PINNs for solving unsteady Maxwell’s equations: convergence issues and comparative assessment with compact schemes

Physics-Informed Neural Networks (PINNs) have recently gained prominence as a mesh-free, physics-integrated framework for solving partial differential equations. In this work, we evaluate the capabilities of PINNs in solving unsteady Maxwell’s equations, benchmarking their performance against two established numerical schemes: the finite-difference time-domain method and a compact Padé scheme. The investigation spans three canonical test cases, involving one-dimensional free-space wave propagation and two-dimensional Gaussian pulse evolution in both periodic and dielectric media. The convergence enhancement strategies including random Fourier feature embeddings, spatio-temporal periodicity enforcement, and temporal causality constraints are assessed systematically through ablation study.
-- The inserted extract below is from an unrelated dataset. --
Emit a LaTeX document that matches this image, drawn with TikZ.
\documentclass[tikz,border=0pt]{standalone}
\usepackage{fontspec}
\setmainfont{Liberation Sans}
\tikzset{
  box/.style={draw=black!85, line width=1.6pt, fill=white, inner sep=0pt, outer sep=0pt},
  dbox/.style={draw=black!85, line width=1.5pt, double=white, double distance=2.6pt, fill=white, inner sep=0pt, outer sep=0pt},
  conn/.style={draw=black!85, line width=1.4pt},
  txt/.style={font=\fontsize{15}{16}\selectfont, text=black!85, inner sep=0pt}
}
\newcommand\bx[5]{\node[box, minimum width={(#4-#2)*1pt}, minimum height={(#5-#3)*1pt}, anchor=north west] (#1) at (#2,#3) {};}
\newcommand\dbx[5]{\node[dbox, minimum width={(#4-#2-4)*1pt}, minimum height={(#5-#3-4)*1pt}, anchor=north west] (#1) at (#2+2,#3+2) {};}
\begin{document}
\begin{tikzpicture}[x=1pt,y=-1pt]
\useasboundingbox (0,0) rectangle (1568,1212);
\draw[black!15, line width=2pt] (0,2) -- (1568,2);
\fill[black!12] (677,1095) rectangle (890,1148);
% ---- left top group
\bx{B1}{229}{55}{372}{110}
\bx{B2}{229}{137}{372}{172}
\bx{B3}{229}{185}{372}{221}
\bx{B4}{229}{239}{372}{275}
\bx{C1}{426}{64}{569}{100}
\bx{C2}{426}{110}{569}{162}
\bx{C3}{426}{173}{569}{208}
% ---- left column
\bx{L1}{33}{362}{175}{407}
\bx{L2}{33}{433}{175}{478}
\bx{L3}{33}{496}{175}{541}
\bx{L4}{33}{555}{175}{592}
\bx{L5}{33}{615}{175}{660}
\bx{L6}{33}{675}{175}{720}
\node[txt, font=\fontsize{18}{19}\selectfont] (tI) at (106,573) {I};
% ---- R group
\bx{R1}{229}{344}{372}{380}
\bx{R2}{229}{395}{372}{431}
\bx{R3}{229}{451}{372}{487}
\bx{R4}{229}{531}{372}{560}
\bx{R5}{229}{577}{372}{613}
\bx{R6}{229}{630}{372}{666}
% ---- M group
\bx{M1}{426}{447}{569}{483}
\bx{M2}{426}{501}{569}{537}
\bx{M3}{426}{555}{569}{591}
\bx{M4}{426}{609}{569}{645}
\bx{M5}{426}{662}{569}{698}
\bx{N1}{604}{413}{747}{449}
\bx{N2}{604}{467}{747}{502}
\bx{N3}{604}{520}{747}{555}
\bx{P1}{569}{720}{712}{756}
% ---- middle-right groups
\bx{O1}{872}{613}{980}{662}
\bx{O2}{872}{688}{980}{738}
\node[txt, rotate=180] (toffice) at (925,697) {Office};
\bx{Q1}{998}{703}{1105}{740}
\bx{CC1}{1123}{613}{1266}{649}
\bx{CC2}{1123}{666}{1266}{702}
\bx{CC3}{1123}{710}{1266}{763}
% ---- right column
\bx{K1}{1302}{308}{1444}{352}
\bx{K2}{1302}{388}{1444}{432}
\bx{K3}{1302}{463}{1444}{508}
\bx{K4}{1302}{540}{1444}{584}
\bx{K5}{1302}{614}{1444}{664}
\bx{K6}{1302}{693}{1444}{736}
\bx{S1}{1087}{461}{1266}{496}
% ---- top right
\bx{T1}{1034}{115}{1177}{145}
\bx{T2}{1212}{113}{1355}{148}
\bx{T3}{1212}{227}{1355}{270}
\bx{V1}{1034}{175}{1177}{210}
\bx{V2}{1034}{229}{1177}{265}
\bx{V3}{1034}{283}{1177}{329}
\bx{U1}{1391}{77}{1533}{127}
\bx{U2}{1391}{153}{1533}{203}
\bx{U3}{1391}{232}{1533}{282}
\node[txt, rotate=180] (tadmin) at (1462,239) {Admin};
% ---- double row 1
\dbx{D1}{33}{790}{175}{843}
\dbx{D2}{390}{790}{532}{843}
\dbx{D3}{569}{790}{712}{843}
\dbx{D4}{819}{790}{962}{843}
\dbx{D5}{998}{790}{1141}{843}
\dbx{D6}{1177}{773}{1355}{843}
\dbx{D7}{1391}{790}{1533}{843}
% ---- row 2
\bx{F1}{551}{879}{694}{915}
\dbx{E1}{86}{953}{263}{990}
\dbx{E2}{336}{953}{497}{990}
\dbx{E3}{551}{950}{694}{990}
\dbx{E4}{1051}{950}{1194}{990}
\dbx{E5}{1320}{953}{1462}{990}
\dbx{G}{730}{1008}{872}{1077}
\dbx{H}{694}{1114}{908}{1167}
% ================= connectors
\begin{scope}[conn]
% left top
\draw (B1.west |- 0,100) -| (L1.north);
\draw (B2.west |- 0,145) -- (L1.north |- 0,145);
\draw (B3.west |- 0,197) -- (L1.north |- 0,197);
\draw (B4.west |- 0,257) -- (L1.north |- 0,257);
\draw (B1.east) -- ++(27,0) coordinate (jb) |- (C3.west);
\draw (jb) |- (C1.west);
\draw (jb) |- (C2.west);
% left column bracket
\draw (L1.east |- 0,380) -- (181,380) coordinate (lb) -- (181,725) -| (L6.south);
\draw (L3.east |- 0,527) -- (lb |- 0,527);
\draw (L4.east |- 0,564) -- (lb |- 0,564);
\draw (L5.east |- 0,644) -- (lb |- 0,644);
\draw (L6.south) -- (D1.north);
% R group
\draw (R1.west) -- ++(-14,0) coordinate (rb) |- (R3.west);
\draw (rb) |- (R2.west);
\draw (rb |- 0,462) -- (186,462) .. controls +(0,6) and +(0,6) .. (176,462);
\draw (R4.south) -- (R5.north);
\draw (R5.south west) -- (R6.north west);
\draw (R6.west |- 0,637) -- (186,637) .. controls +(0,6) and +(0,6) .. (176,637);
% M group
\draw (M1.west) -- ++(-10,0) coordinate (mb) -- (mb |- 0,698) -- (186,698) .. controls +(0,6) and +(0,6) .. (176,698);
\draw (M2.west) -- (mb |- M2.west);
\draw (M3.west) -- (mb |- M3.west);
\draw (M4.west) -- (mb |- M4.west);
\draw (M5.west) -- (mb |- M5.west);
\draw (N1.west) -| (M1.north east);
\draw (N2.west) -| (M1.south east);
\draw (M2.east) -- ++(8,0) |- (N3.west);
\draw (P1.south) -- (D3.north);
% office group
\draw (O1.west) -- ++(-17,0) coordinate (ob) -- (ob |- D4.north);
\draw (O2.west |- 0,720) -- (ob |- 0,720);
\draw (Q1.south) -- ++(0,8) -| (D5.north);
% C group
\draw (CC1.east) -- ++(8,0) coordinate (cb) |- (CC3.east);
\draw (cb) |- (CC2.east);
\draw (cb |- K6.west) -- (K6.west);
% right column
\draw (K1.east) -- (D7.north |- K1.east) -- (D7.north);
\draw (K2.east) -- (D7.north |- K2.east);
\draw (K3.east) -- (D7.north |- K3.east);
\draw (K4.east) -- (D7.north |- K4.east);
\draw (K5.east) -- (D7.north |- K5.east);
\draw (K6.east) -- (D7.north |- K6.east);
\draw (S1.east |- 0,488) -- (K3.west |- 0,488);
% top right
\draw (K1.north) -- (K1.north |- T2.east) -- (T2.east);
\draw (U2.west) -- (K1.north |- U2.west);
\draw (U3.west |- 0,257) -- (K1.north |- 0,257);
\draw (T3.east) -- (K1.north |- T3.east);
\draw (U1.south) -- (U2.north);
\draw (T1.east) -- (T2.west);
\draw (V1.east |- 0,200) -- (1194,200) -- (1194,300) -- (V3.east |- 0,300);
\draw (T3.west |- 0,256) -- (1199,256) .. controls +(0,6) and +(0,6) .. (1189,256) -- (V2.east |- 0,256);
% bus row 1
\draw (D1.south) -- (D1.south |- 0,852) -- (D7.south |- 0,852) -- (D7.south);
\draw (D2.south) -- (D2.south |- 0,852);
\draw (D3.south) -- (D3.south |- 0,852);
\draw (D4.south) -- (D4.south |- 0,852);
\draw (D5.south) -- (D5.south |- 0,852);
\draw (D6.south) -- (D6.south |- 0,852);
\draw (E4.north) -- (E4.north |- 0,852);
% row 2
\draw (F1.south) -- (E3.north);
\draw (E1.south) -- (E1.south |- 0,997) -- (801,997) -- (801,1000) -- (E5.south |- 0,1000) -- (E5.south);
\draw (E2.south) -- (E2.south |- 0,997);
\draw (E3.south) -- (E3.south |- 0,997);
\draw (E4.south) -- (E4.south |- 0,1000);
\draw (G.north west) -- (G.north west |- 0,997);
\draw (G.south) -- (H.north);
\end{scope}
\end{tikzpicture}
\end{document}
The results suggest that architectural design choices must be closely aligned with the governing physics to ensure stable and accurate convergence. Using Neural Tangent Kernel analysis, the intrinsic “uneven learning” behavior of PINNs is uncovered. It was observed that PINNs can fail to prioritize regions with high error, instead converging more rapidly where the loss is already small, contrary to effective optimization principles. Overall, this study demonstrates that PINNs, with appropriate architecture, can match or surpass numerical solvers in accuracy and flexibility. However, challenges remain in addressing spatial inhomogeneity of convergence rate (uneven learning), adapting training to localized high-gradient features, and computational cost.